From his wheelchair, Perris Jones asks for a packed house on Saturday
By Jerry Ratcliffe
If you are searching for a reason to be thankful on this special day of the year, look no further than a 30-second video sent out to Wahoo Nation by Perris Jones for the Thanksgiving weekend, which is also the Virginia vs. Virginia Tech rivalry weekend.
Jones is a sixth-year running back from Alexandria who suffered a spinal-cord injury during a violent collision with a Louisville defensive back in UVA’s 31-24 loss in Kentucky on Nov. 9. He has been there ever since.
The video scene begins with Jones sitting in a wheelchair at the Frazier Rehabilitation Institute in Louisville as the running back offers encouragement to Virginia fans for the weekend:
Perris wants fans at Scott Stadium early! Be there!🔸🔹
1.15.41🕊️#UVAStrong | #GoHoos⚔️ pic.twitter.com/5U2XKRYgh3— Virginia Football (@UVAFootball) November 22, 2023
“What’s up Wahoo fans … Perris Jones here, sixth-year running back,” Jones said. “I just want to encourage you guys to pack Scott Stadium on Saturday at 3:30. It’s the Commonwealth Cup. Our boys need us right behind them and let’s go get a win, man.”
Jones then stands up on his own — a very good sign, it would seem — and finishes the video with, “Let’s go Hoos.”
Virginia coach Tony Elliott and running backs coach Keith Gaither got to visit Jones early last week after Elliott’s weekly press conference. UVA flew the coaches out to Louisville where they spent some quality time with the injured running back.
It was an inspiring and emotional moment for Elliott and Gaither, something Elliott was proud to share with Cavaliers fans. If your eyes leak a bit as you read what Jones said to his coaches, you’re forgiven. It’s Thanksgiving.
“It was awesome to be able to go to Louisville and see Perris,” Elliott said. “So grateful for the administration in making that happen. Man, he inspired me. Here’s a 25-year-old young man whose football career presumably is finished and he’s in a hospital, just had major surgery … and the first thing he says is he apologizes to Coach Gaither and myself for fumbling the football.

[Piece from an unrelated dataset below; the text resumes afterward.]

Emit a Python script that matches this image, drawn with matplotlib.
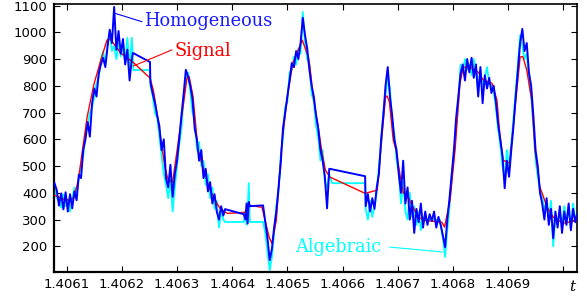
import numpy as np
import matplotlib
matplotlib.use("Agg")
import matplotlib.pyplot as plt

plt.rcParams['font.family'] = ['DejaVu Sans']

T0 = 1.406      # time origin
US = 1e-6       # offsets below are in units of 1e-6

# ---------------- Signal (red) ----------------
sig_k = [78, 92, 106, 113, 121, 137, 149, 162, 173, 179, 198, 221, 251, 257, 260, 269, 278, 284,
         292, 306, 318, 322, 329, 338, 347, 360, 369, 378, 391, 423, 431, 454, 467, 472, 480, 490,
         501, 510, 527, 538, 541, 547, 556, 563, 569, 577, 641, 663, 672, 678, 681, 685, 692, 697,
         704, 710, 719, 737, 750, 780, 785, 795, 804, 813, 819, 835, 846, 855, 871, 880, 885, 891,
         903, 913, 922, 927, 934, 943, 949, 958, 971, 982, 1000, 1025]
sig_v = [391, 378, 372, 383, 447, 683, 803, 897, 971, 975, 922, 887, 829, 784, 747, 623, 496, 447,
         440, 646, 829, 835, 760, 560, 496, 410, 372, 342, 323, 327, 353, 346, 234, 211, 297, 586,
         773, 885, 971, 909, 870, 758, 646, 548, 485, 459, 398, 410, 623, 758, 762, 740, 597, 560,
         470, 400, 384, 309, 297, 290, 272, 372, 560, 810, 870, 866, 851, 822, 810, 747, 623, 522,
         511, 720, 908, 909, 859, 747, 560, 421, 346, 309, 286, 297]

# ---------------- Homogeneous (blue) ----------------
blueA = [435, 410, 352, 398, 338, 402, 330, 395, 342, 405, 372, 468, 455, 560, 600, 665, 610, 735,
         790, 760, 845, 880, 905, 870, 945, 1010, 960, 1095, 935, 1005, 920, 975, 880, 935, 820, 900]
blue_br1_k = [220, 251, 251.5]
blue_br1_v = [923, 889, 825]
blueB = [810, 770, 735, 690, 650, 560, 600, 455, 420, 505, 385, 470, 520, 600, 690, 770, 860, 835,
         800, 750, 640, 600, 520, 560, 455, 490, 405, 440, 360, 395, 330, 300, 350, 315]
blue_br2_k = [387, 421, 424, 426, 428, 430, 432]
blue_br2_v = [339, 320, 300, 360, 285, 366, 350]
blueD = [353, 290, 230, 148, 190, 270, 330, 420, 510, 640, 700, 760, 820, 885, 870, 930, 900, 960,
         1054, 990, 940, 860, 800, 760, 690, 640, 560, 520, 460, 342, 490]
blue_br4_k = [581, 641, 641.5]
blue_br4_v = [488, 462, 398]
blueE = [350, 395, 330, 380, 340, 420, 470, 600, 690, 800, 870, 760, 690, 600, 560, 470, 400, 520,
         360, 420, 300, 370, 250, 340, 290, 360, 270, 330, 280, 320, 295, 330, 270, 310, 280, 240,
         197, 300, 380, 470, 560, 680, 760, 845, 880, 820, 900, 850, 905, 830, 880, 760, 870, 735,
         840, 790, 830, 773, 800, 740, 660, 600, 540, 417, 520, 460, 560, 650, 760, 860, 960, 1013,
         930, 960, 850, 800, 690, 560, 500, 400, 360, 300, 380, 280, 340, 230, 330, 270, 350, 250,
         330, 280, 360, 260, 340, 290]
blue_end_k = [1025]
blue_end_v = [320]

# ---------------- Algebraic (cyan) ----------------
cyanA = [420, 380, 370, 345, 395, 350, 375, 330, 380, 420, 400, 455, 500, 540, 620, 650, 700, 720,
         760, 810, 830, 900, 930, 880, 960, 1000, 930, 950, 900, 960, 910, 940, 890, 980, 860, 980]
cyan_br1_k = [221, 251]
cyan_br1_v = [859, 859]
cyanB = [800, 760, 700, 680, 610, 540, 470, 430, 380, 450, 330, 420, 500, 580, 640, 760, 820, 850,
         780, 700, 680, 560, 590, 500, 520, 430, 470, 380, 420, 340, 370, 270, 330, 300]
cyan_br2_k = [387, 421, 424, 426, 428, 430, 432]
cyan_br2_v = [291, 291, 330, 280, 320, 436, 291]
cyanD = [291, 250, 180, 110, 160, 250, 350, 400, 540, 600, 720, 740, 850, 860, 910, 880, 940, 920,
         1076, 960, 900, 880, 770, 740, 650, 608, 520, 560, 440, 420, 470]
cyan_br4_k = [581, 641]
cyan_br4_v = [436, 436]
cyanE1 = [340, 300, 370, 310, 350, 400, 500, 580, 700, 760, 840, 790, 660, 620, 520, 480, 360, 440,
          330, 300, 400, 310, 350, 280, 330, 260, 310, 300]
cyan_br5_k = [776]
cyan_br5_v = [300]
cyanE2 = [280, 230, 160, 260, 350, 460, 540, 650, 740, 880, 850, 900, 860, 880, 840, 900, 850, 780,
          860, 800, 830, 870, 810, 800, 780, 720, 640, 580, 500, 450, 560, 500, 590, 680, 780, 880,
          990, 950, 900, 920, 820, 760, 650, 520, 460, 410, 380, 340, 360, 300, 370, 200, 310, 290,
          330, 280, 350, 300, 330, 270, 360, 300]
cyan_end_k = [1025]
cyan_end_v = [310]

x_ticks = [1.4061, 1.4062, 1.4063, 1.4064, 1.4065, 1.4066, 1.4067, 1.4068, 1.4069, 1.4070]
x_labels = ['1.4061', '1.4062', '1.4063', '1.4064', '1.4065', '1.4066', '1.4067', '1.4068', '1.4069', '']
y_ticks = [200, 300, 400, 500, 600, 700, 800, 900, 1000, 1100]

# sampling grids of the noisy segments
gA = np.arange(78, 219, 4)
gB = np.arange(252, 385, 4)
gD = np.arange(456, 577, 4)
gE = np.arange(642, 1023, 4)
gE1 = np.arange(642, 751, 4)
gE2 = np.arange(778, 1023, 4)

blue_k = np.concatenate([gA, blue_br1_k, gB, blue_br2_k, gD, blue_br4_k, gE, blue_end_k])
blue_v = np.concatenate([blueA, blue_br1_v, blueB, blue_br2_v, blueD, blue_br4_v, blueE, blue_end_v])
cyan_k = np.concatenate([gA, cyan_br1_k, gB, cyan_br2_k, gD, cyan_br4_k, gE1, cyan_br5_k, gE2, cyan_end_k])
cyan_v = np.concatenate([cyanA, cyan_br1_v, cyanB, cyan_br2_v, cyanD, cyan_br4_v, cyanE1, cyan_br5_v, cyanE2, cyan_end_v])

def tt(k):
    return T0 + np.asarray(k, dtype=float) * US

fig = plt.figure(figsize=(5.87, 2.97), dpi=100)
ax = fig.add_axes([0.0925, 0.0842, 0.891, 0.9024])

ax.plot(tt(cyan_k), cyan_v, color='#00ffff', lw=1.3, zorder=2)
ax.plot(tt(sig_k), sig_v, color='#ff0000', lw=1.0, zorder=3)
ax.plot(tt(blue_k), blue_v, color='#0000ff', lw=1.4, zorder=4)

# annotations
ax.plot(tt([187.6, 236]), [1071, 1040], color='#0000ff', lw=0.8, zorder=5)
ax.text(tt(240), 1022, 'Homogeneous', color='#1a1aff', family='DejaVu Serif', fontsize=12.8,
        ha='left', va='baseline', zorder=6)
ax.plot(tt([290.4, 220.7]), [934, 874], color='#ff0000', lw=0.8, zorder=5)
ax.text(tt(296), 912, 'Signal', color='#ff0000', family='DejaVu Serif', fontsize=12.8,
        ha='left', va='baseline', zorder=6)
ax.plot(tt([686, 780.5]), [197, 179], color='#00ffff', lw=0.8, zorder=5)
ax.text(tt(514), 178, 'Algebraic', color='#00ffff', family='DejaVu Serif', fontsize=12.8,
        ha='left', va='baseline', zorder=6)

ax.set_xlim(tt(77.5), tt(1025.7))
ax.set_ylim(104, 1106)
ax.set_xticks(x_ticks)
ax.set_xticklabels(x_labels)
ax.set_yticks(y_ticks)
ax.tick_params(direction='in', top=True, right=True, length=4, width=0.8, labelsize=9.5)
ax.tick_params(axis='x', pad=4)
ax.tick_params(axis='y', pad=5)
for s in ax.spines.values():
    s.set_linewidth(1.2)
ax.spines['left'].set_linewidth(1.6)
ax.spines['bottom'].set_linewidth(1.6)

ax.text(0.99, -0.03, 't', transform=ax.transAxes, family='DejaVu Serif', style='italic',
        fontsize=11, ha='center', va='top')

fig.savefig('out.png', dpi=100)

“I mean, that was his first comment and then he made a profound statement while we were in there, and we were kind of talking about the situation and what happened and he said, ‘I remember laying on the ground and once Kelli (Pugh, UVA associate athletic director for sports medicine) and everybody kind of calmed me down and stabilized me, I remember closing my eyes and saying, God I’m listening.’ For a young man to say that, it just inspired me as a 43-year old man who’s been through a lot.”
Elliott knows adversity. He was only 4 years old when he and his mother and younger sister briefly lived on the streets of Los Angeles after his parents separated. Elliott was in the car with his mom when she was killed in an accident when he was 9.
No other football coach in America has had to deal with more adversity over the past year than Elliott, who not only made the roundtrip flight last Tuesday to visit Jones, but had spent a portion of the day before memorializing Virginia’s three slain football players on the anniversary of their tragic deaths.
Yet, he used all those sources of inspiration to get his football team ready to defeat Duke, 30-27, a few days later. Now, Virginia hosts Virginia Tech on Saturday (3:30 p.m., ACC Network).
Jones is encouraging a packed house at Scott Stadium to send out the seniors with a win. While he will be watching from his hospital in Louisville, Jones will be there in spirit.